-- START Data --

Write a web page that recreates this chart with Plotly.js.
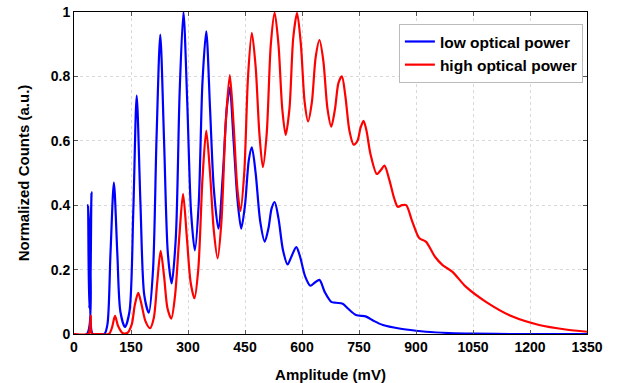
<!DOCTYPE html>
<html>
<head>
<meta charset="utf-8">
<script src="https://cdn.plot.ly/plotly-3.0.1.min.js"></script>
<style>html,body{margin:0;padding:0;background:#fff;}#chart{width:624px;height:383px;}</style>
</head>
<body>
<div id="chart"></div>
<script>
// Low optical power (blue): amplitude in mV, normalized counts
var lowX = [0,34,37,40,43,46,49,60,80,88,96,105,114,122,134,146,156,165,175,185,197,208,217,227,237,247,257,268,278,288,298,308,318,328,338,348,358,368,380,392,402,410,420,430,440,450,460,468,478,490,502,512,520,528,538,550,562,572,585,595,608,622,634,646,660,677,690,707,720,742,769,790,813,856,900,926,988,1050,1150,1350];
var lowY = [0,0,0.40,0.08,0.14,0.44,0,0,0,0.03,0.25,0.47,0.25,0.07,0.022,0.07,0.38,0.74,0.40,0.12,0.066,0.2,0.6,0.93,0.6,0.25,0.157,0.3,0.75,1.0,0.72,0.38,0.26,0.4,0.78,0.94,0.7,0.45,0.327,0.5,0.7,0.765,0.6,0.42,0.327,0.4,0.54,0.58,0.5,0.35,0.287,0.33,0.39,0.41,0.36,0.26,0.216,0.24,0.27,0.24,0.18,0.15,0.16,0.168,0.13,0.10,0.097,0.094,0.08,0.059,0.054,0.04,0.028,0.017,0.01,0.007,0.003,0.001,0,0];

// High optical power (red)
var highX = [0,38,41,44,47,60,92,100,108,116,128,140,152,160,169,178,188,200,210,219,228,237,246,256,266,277,287,297,307,317,327,338,348,358,368,378,388,399,410,420,430,438,448,458,468,478,488,497,507,518,528,538,548,557,567,577,587,597,607,616,626,636,646,656,667,677,687,696,705,714,725,736,746,754,762,770,780,797,808,817,830,843,852,863,874,890,909,926,950,970,996,1031,1084,1154,1224,1294,1350];
var highY = [0,0,0.01,0.057,0,0,0,0.02,0.056,0.025,0.003,0.003,0.03,0.09,0.128,0.09,0.04,0.018,0.05,0.16,0.258,0.18,0.08,0.048,0.12,0.3,0.435,0.3,0.16,0.111,0.2,0.48,0.632,0.5,0.32,0.235,0.35,0.65,0.804,0.65,0.45,0.382,0.5,0.8,0.935,0.83,0.62,0.518,0.62,0.9,0.998,0.9,0.7,0.618,0.7,0.92,0.997,0.9,0.72,0.66,0.72,0.86,0.913,0.85,0.7,0.644,0.7,0.78,0.80,0.74,0.63,0.588,0.6,0.64,0.662,0.63,0.56,0.497,0.51,0.523,0.478,0.42,0.395,0.40,0.40,0.35,0.297,0.287,0.24,0.214,0.193,0.147,0.10,0.054,0.028,0.014,0.007];

var xTicks = [0,150,300,450,600,750,900,1050,1200,1350];
var yTicks = [0,0.2,0.4,0.6,0.8,1];
var yTickText = ['0','0.2','0.4','0.6','0.8','1'];
var seriesNames = ['low optical power','high optical power'];

var FONT = 'Liberation Sans, Arial, sans-serif';
var traces = [
  {x: lowX, y: lowY, type: 'scatter', mode: 'lines', name: seriesNames[0],
   line: {color: '#0000ff', width: 2.2, shape: 'spline', smoothing: 0.8}},
  {x: highX, y: highY, type: 'scatter', mode: 'lines', name: seriesNames[1],
   line: {color: '#ff0000', width: 2.2, shape: 'spline', smoothing: 0.8}}
];

var axisCommon = {
  showline: true, linecolor: '#000', linewidth: 1, mirror: 'ticks',
  ticks: 'inside', ticklen: 4, tickcolor: '#555', tickwidth: 1,
  showgrid: true, gridcolor: '#d9d9d9', griddash: 'dot', gridwidth: 1,
  zeroline: false, automargin: false,
  tickfont: {family: FONT, size: 14, color: '#000', weight: 'bold'}
};

var layout = {
  width: 624, height: 383,
  margin: {l: 74, r: 37, t: 12, b: 49},
  paper_bgcolor: '#fff', plot_bgcolor: '#fff',
  showlegend: true,
  legend: {x: 0.992, xanchor: 'right', y: 0.963, yanchor: 'top',
    bgcolor: '#fff', bordercolor: '#bbb', borderwidth: 1,
    font: {family: FONT, size: 15.5, color: '#000', weight: 'bold'},
    tracegroupgap: 0, itemwidth: 30},
  xaxis: Object.assign({}, axisCommon, {
    range: [0, 1350], tickmode: 'array', tickvals: xTicks,
    title: {text: 'Amplitude (mV)', standoff: 15,
      font: {family: FONT, size: 15, color: '#000', weight: 'bold'}}
  }),
  yaxis: Object.assign({}, axisCommon, {
    range: [0, 1], tickmode: 'array', tickvals: yTicks, ticktext: yTickText,
    title: {text: 'Normalized Counts (a.u.)', standoff: 17,
      font: {family: FONT, size: 15, color: '#000', weight: 'bold'}}
  })
};

Plotly.newPlot('chart', traces, layout, {staticPlot: true, displayModeBar: false});
</script>
</body>
</html>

-- END Data --

» **Work required**
Exclude the images, then output the data above word for word.

» **Correct response**
Write a web page that recreates this chart with Plotly.js.
<!DOCTYPE html>
<html>
<head>
<meta charset="utf-8">
<script src="https://cdn.plot.ly/plotly-3.0.1.min.js"></script>
<style>html,body{margin:0;padding:0;background:#fff;}#chart{width:624px;height:383px;}</style>
</head>
<body>
<div id="chart"></div>
<script>
// Low optical power (blue): amplitude in mV, normalized counts
var lowX = [0,34,37,40,43,46,49,60,80,88,96,105,114,122,134,146,156,165,175,185,197,208,217,227,237,247,257,268,278,288,298,308,318,328,338,348,358,368,380,392,402,410,420,430,440,450,460,468,478,490,502,512,520,528,538,550,562,572,585,595,608,622,634,646,660,677,690,707,720,742,769,790,813,856,900,926,988,1050,1150,1350];
var lowY = [0,0,0.40,0.08,0.14,0.44,0,0,0,0.03,0.25,0.47,0.25,0.07,0.022,0.07,0.38,0.74,0.40,0.12,0.066,0.2,0.6,0.93,0.6,0.25,0.157,0.3,0.75,1.0,0.72,0.38,0.26,0.4,0.78,0.94,0.7,0.45,0.327,0.5,0.7,0.765,0.6,0.42,0.327,0.4,0.54,0.58,0.5,0.35,0.287,0.33,0.39,0.41,0.36,0.26,0.216,0.24,0.27,0.24,0.18,0.15,0.16,0.168,0.13,0.10,0.097,0.094,0.08,0.059,0.054,0.04,0.028,0.017,0.01,0.007,0.003,0.001,0,0];

// High optical power (red)
var highX = [0,38,41,44,47,60,92,100,108,116,128,140,152,160,169,178,188,200,210,219,228,237,246,256,266,277,287,297,307,317,327,338,348,358,368,378,388,399,410,420,430,438,448,458,468,478,488,497,507,518,528,538,548,557,567,577,587,597,607,616,626,636,646,656,667,677,687,696,705,714,725,736,746,754,762,770,780,797,808,817,830,843,852,863,874,890,909,926,950,970,996,1031,1084,1154,1224,1294,1350];
var highY = [0,0,0.01,0.057,0,0,0,0.02,0.056,0.025,0.003,0.003,0.03,0.09,0.128,0.09,0.04,0.018,0.05,0.16,0.258,0.18,0.08,0.048,0.12,0.3,0.435,0.3,0.16,0.111,0.2,0.48,0.632,0.5,0.32,0.235,0.35,0.65,0.804,0.65,0.45,0.382,0.5,0.8,0.935,0.83,0.62,0.518,0.62,0.9,0.998,0.9,0.7,0.618,0.7,0.92,0.997,0.9,0.72,0.66,0.72,0.86,0.913,0.85,0.7,0.644,0.7,0.78,0.80,0.74,0.63,0.588,0.6,0.64,0.662,0.63,0.56,0.497,0.51,0.523,0.478,0.42,0.395,0.40,0.40,0.35,0.297,0.287,0.24,0.214,0.193,0.147,0.10,0.054,0.028,0.014,0.007];

var xTicks = [0,150,300,450,600,750,900,1050,1200,1350];
var yTicks = [0,0.2,0.4,0.6,0.8,1];
var yTickText = ['0','0.2','0.4','0.6','0.8','1'];
var seriesNames = ['low optical power','high optical power'];

var FONT = 'Liberation Sans, Arial, sans-serif';
var traces = [
  {x: lowX, y: lowY, type: 'scatter', mode: 'lines', name: seriesNames[0],
   line: {color: '#0000ff', width: 2.2, shape: 'spline', smoothing: 0.8}},
  {x: highX, y: highY, type: 'scatter', mode: 'lines', name: seriesNames[1],
   line: {color: '#ff0000', width: 2.2, shape: 'spline', smoothing: 0.8}}
];

var axisCommon = {
  showline: true, linecolor: '#000', linewidth: 1, mirror: 'ticks',
  ticks: 'inside', ticklen: 4, tickcolor: '#555', tickwidth: 1,
  showgrid: true, gridcolor: '#d9d9d9', griddash: 'dot', gridwidth: 1,
  zeroline: false, automargin: false,
  tickfont: {family: FONT, size: 14, color: '#000', weight: 'bold'}
};

var layout = {
  width: 624, height: 383,
  margin: {l: 74, r: 37, t: 12, b: 49},
  paper_bgcolor: '#fff', plot_bgcolor: '#fff',
  showlegend: true,
  legend: {x: 0.992, xanchor: 'right', y: 0.963, yanchor: 'top',
    bgcolor: '#fff', bordercolor: '#bbb', borderwidth: 1,
    font: {family: FONT, size: 15.5, color: '#000', weight: 'bold'},
    tracegroupgap: 0, itemwidth: 30},
  xaxis: Object.assign({}, axisCommon, {
    range: [0, 1350], tickmode: 'array', tickvals: xTicks,
    title: {text: 'Amplitude (mV)', standoff: 15,
      font: {family: FONT, size: 15, color: '#000', weight: 'bold'}}
  }),
  yaxis: Object.assign({}, axisCommon, {
    range: [0, 1], tickmode: 'array', tickvals: yTicks, ticktext: yTickText,
    title: {text: 'Normalized Counts (a.u.)', standoff: 17,
      font: {family: FONT, size: 15, color: '#000', weight: 'bold'}}
  })
};

Plotly.newPlot('chart', traces, layout, {staticPlot: true, displayModeBar: false});
</script>
</body>
</html>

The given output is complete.